(Stated exercise) Return only the number of lines that hold "chart".

(Supplied data)
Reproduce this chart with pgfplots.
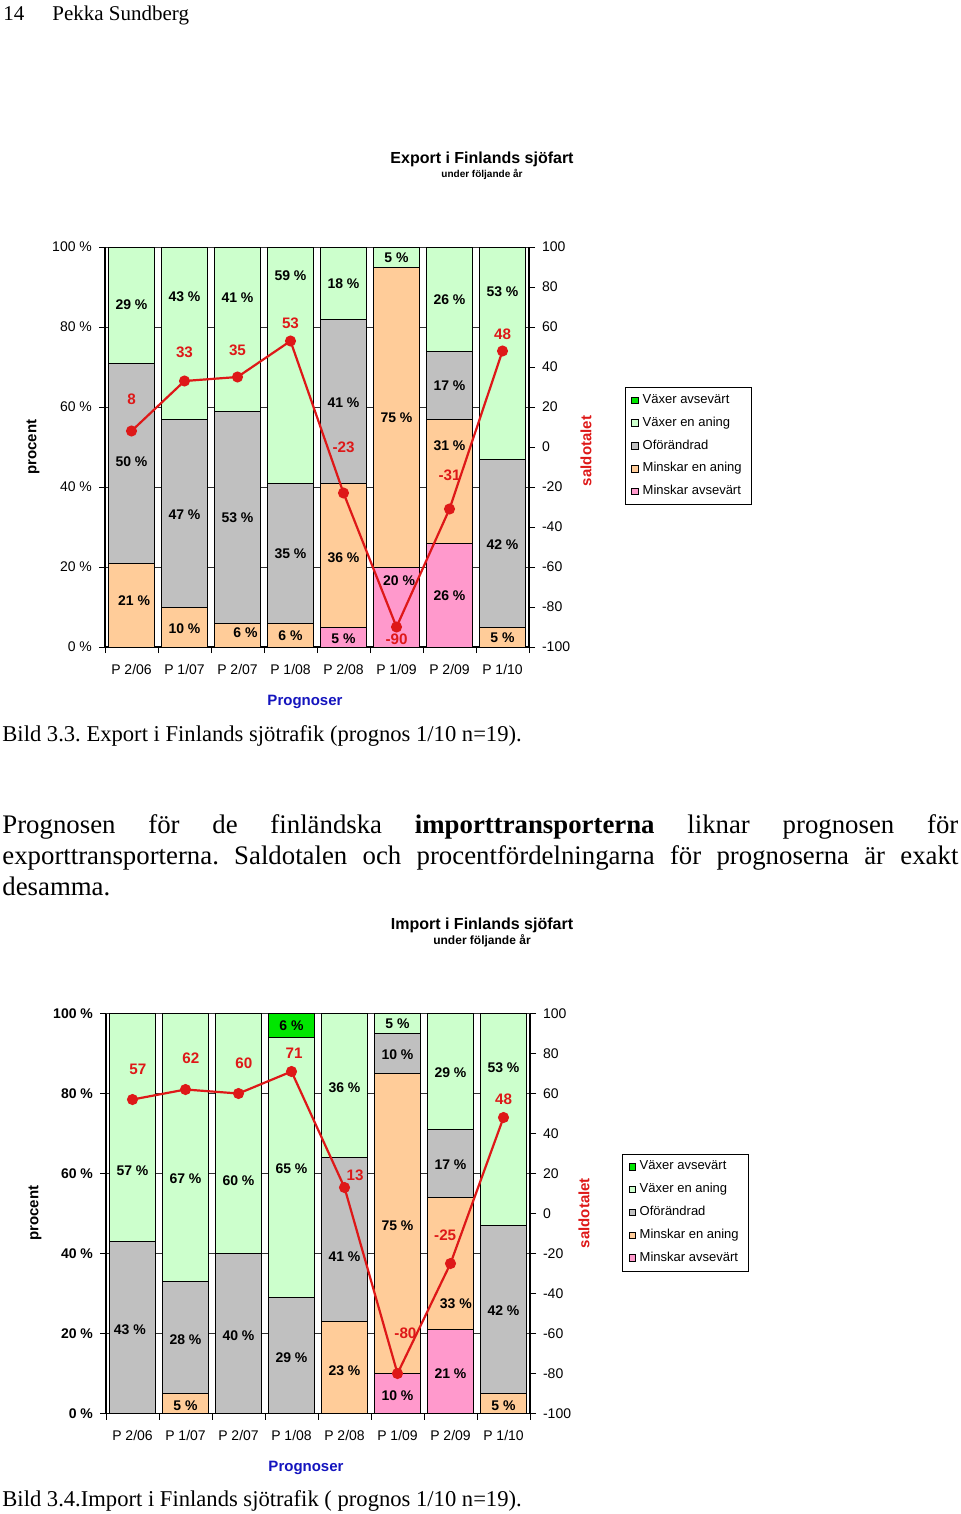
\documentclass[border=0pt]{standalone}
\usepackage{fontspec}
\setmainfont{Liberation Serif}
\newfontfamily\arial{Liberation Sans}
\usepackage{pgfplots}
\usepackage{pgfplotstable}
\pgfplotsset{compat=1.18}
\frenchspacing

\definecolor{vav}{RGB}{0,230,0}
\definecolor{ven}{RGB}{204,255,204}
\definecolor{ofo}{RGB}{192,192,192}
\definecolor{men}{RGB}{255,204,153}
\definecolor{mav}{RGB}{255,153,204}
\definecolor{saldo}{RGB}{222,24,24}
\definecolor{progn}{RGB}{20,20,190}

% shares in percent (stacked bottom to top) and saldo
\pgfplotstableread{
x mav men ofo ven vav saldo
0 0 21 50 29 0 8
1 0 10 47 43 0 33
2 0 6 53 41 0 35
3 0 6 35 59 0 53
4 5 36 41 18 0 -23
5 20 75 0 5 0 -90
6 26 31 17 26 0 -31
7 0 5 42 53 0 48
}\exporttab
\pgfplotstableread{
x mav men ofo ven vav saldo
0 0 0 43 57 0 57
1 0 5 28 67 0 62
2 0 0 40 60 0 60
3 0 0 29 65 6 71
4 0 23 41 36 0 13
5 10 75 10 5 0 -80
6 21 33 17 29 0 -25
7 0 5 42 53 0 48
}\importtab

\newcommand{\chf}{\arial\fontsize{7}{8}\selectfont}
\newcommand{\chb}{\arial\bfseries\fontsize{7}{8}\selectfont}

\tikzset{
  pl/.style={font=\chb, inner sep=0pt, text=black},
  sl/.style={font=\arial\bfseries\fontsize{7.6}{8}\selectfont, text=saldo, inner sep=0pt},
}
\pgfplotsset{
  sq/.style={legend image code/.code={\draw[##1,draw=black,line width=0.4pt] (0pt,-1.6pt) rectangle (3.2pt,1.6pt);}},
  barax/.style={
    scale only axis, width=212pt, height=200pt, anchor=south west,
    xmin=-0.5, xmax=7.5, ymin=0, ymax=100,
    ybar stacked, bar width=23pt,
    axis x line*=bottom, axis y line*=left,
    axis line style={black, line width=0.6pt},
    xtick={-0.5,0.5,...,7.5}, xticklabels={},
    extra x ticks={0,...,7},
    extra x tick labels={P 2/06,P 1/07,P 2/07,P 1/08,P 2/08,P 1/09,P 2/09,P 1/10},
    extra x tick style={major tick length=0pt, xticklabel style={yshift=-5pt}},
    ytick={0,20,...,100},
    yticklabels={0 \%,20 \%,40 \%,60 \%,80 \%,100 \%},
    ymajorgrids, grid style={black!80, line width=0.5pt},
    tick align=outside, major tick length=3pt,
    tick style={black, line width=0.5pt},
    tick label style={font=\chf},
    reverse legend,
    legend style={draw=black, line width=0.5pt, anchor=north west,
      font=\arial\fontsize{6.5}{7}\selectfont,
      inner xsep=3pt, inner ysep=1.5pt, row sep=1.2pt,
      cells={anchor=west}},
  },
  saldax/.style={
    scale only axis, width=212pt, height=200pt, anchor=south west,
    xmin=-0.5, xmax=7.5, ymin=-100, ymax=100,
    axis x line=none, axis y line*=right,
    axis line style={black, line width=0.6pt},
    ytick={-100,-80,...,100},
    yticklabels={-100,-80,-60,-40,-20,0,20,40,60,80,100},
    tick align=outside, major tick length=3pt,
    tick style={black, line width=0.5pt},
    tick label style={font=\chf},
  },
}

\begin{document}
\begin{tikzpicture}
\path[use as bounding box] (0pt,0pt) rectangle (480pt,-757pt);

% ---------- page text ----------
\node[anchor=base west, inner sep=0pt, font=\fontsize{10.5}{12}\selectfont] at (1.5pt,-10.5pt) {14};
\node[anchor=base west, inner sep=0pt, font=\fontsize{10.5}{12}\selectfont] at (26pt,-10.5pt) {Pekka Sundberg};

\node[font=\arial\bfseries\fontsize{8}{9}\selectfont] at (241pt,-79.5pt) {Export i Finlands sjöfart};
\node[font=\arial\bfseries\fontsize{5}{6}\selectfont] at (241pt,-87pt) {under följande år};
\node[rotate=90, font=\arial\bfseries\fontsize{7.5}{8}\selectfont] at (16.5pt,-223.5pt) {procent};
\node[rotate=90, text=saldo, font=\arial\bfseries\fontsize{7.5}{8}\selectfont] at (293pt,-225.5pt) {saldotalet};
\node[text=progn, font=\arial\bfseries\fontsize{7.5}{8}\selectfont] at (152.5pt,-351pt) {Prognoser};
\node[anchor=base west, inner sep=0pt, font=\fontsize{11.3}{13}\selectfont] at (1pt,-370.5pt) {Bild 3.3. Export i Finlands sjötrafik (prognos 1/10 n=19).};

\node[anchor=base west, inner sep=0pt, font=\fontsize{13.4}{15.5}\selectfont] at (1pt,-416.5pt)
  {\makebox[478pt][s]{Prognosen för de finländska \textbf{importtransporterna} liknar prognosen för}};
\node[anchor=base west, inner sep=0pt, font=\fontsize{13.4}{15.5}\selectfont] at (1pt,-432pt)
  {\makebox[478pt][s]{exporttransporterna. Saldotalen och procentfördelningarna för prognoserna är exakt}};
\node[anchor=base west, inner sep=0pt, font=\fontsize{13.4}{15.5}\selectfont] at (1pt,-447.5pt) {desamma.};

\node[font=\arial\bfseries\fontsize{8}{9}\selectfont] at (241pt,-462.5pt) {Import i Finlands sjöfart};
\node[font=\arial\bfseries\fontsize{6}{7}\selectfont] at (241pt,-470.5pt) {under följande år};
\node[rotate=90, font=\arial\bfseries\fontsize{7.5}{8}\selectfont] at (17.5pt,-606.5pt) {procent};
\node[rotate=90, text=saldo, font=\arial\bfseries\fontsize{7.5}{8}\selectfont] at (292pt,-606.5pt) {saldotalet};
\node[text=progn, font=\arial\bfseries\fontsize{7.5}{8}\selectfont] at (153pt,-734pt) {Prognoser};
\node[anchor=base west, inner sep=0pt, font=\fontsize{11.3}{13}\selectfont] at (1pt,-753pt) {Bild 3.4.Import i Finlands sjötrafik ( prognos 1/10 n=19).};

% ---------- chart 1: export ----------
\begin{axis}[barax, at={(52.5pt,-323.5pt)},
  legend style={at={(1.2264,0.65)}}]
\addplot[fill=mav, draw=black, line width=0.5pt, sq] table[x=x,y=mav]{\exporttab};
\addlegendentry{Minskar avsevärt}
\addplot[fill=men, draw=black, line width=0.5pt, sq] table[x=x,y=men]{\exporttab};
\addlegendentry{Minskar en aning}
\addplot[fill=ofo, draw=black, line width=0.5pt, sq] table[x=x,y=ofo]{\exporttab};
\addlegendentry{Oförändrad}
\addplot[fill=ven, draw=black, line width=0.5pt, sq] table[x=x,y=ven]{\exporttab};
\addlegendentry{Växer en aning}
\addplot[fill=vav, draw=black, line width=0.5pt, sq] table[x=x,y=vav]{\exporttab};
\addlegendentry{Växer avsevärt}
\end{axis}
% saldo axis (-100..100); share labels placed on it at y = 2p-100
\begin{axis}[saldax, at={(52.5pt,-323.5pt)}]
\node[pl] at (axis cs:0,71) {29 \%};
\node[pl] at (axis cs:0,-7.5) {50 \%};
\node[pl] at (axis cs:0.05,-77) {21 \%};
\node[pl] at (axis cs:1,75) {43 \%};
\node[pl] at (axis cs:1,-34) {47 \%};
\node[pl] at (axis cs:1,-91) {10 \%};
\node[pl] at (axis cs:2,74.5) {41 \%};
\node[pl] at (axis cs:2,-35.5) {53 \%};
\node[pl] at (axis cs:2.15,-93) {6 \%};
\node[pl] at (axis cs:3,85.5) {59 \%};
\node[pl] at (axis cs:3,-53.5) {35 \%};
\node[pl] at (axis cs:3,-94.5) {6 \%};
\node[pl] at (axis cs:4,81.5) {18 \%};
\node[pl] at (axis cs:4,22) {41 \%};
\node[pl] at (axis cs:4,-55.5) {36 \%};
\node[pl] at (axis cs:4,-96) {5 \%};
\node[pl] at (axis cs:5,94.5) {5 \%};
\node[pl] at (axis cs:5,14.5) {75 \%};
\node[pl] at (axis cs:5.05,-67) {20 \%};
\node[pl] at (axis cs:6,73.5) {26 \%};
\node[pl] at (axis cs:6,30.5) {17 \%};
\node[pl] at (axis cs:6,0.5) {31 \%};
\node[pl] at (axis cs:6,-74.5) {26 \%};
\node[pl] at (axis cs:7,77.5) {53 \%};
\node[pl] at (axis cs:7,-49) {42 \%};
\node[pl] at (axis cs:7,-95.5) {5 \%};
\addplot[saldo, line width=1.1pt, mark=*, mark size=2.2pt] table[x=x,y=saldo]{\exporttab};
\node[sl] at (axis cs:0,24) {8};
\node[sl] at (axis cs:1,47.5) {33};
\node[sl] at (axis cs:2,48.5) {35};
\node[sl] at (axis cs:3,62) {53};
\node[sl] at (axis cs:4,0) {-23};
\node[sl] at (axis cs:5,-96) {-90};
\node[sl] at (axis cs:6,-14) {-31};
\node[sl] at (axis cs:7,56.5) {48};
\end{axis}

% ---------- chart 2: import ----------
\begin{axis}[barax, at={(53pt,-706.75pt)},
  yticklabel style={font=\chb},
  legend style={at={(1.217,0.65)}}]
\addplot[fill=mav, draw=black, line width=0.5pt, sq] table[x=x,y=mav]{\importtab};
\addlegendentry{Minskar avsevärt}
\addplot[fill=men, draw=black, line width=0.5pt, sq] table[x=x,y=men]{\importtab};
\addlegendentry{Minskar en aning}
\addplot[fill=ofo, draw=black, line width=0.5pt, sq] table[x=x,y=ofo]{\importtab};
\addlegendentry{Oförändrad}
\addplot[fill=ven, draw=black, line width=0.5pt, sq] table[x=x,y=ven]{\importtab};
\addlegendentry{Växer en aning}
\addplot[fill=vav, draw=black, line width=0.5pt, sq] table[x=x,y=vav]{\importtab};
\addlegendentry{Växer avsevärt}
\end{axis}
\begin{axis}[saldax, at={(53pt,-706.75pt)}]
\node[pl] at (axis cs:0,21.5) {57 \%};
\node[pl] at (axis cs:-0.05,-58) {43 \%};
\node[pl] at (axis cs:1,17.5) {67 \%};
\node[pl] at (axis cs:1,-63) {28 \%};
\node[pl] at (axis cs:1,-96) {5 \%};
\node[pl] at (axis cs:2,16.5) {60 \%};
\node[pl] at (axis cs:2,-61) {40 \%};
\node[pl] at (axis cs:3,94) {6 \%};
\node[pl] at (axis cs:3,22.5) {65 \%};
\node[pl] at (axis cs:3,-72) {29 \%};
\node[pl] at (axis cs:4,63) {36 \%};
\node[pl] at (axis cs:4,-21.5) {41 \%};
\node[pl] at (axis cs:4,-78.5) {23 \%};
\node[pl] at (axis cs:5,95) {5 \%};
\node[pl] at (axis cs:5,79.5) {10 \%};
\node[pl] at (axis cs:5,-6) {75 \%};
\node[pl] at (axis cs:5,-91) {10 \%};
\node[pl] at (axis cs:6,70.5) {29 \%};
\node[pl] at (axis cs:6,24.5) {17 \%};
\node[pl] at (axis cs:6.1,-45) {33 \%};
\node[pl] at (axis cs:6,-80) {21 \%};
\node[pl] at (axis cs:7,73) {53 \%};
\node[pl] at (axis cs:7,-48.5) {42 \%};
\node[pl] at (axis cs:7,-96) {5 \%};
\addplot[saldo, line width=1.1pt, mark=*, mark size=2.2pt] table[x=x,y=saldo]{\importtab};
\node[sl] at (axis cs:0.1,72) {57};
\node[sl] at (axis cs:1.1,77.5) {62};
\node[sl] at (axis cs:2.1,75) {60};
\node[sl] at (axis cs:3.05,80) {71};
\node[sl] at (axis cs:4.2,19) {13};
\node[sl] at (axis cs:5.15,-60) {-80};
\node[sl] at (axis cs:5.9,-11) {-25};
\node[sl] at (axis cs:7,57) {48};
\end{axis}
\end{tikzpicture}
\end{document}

(Correct answer) 3